Both R v TS and R v HAV tend to support the subject sentence, as do R v MBG & MBH, R v ZA; ex parte A-G and R v D’Arcy. The submissions made on behalf of the appellant insufficiently acknowledged the combined effect of the respondent’s guilty pleas and his early admissions, without which some of the rape convictions would not have been secured.
Of particular relevance for present purposes is the following passage from the reasons of Street CJ in R v Ellis,[7] quoted with approval by Hayne J in AB v The Queen:[8]
[7](1986) 6 NSWLR 603 at 604.
[8](1999) 198 CLR 111 at 155, 156.
“This Court has said on a number of occasions that a plea of guilty will entitle a convicted person to an element of leniency in the sentence. The degree of leniency may vary according to the degree of inevitability of conviction as it may appear to the sentencing judge, but it is always a factor to which a greater or lesser degree of weight must be given.
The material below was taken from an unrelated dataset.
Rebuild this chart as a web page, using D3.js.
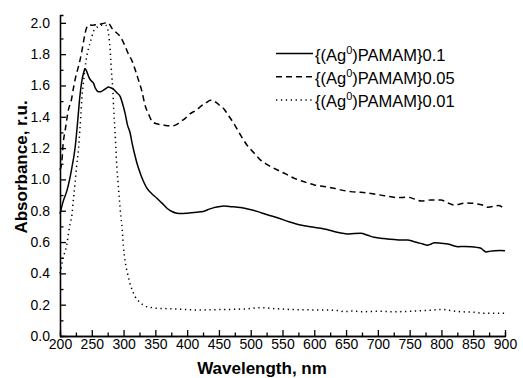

When the conviction follows upon a plea of guilty, that itself is the result of a voluntary disclosure of guilt by the person concerned, a further element of leniency enters into the sentencing decision. Where it was unlikely that guilt would be discovered and established were it not for the disclosure by the person coming forward for sentence, then a considerable element of leniency should properly be extended by the sentencing judge. It is part of the policy of the criminal law to encourage a guilty person to come forward and disclose both the fact of an offence having been committed and confession of guilt of that offence.
The leniency that follows a confession of guilt in the form of a plea of guilty is a well recognised part of the body of principles that cover sentencing. Although less well recognised, because less frequently encountered, the disclosure of an otherwise unknown guilt of an offence merits a significant added element of leniency, the degree of which will vary according to the degree of likelihood of that guilt being discovered by the law enforcement authorities, as well as guilt being established against the person concerned.”
Prior to quoting the above passage Hayne J made the following observations which are also of immediate relevance:
“Leniency is extended to both offenders for various reasons. By confessing, an offender may exhibit remorse or contrition. An offender who pleads guilty saves the community the cost of a trial. In some kinds of case, particularly offences involving young persons, the offender’s pleas of guilty avoids the serious harm that may be done by requiring the victim to describe yet again, and thus relive, their part in the conduct that is to be punished.”
Conclusion
When regard is had to the mitigating factors taken into account by the primary judge and, in particular, the early guilty pleas and admissions, the comparable sentences relied on by counsel for the appellant do not support the imposition of higher sentences. On the other hand, the subject sentences are supported by the comparable sentences referred to by the respondent’s counsel. The appellant has failed to demonstrate any proper basis for the exercise by this Court of its discretion under s 669A(1) of the Criminal Code and I would order that the appeal be dismissed.
WHITE JA: I have read the reasons for judgment of Muir JA and agree with his Honour for those reasons that the Attorney-General’s appeal should be dismissed.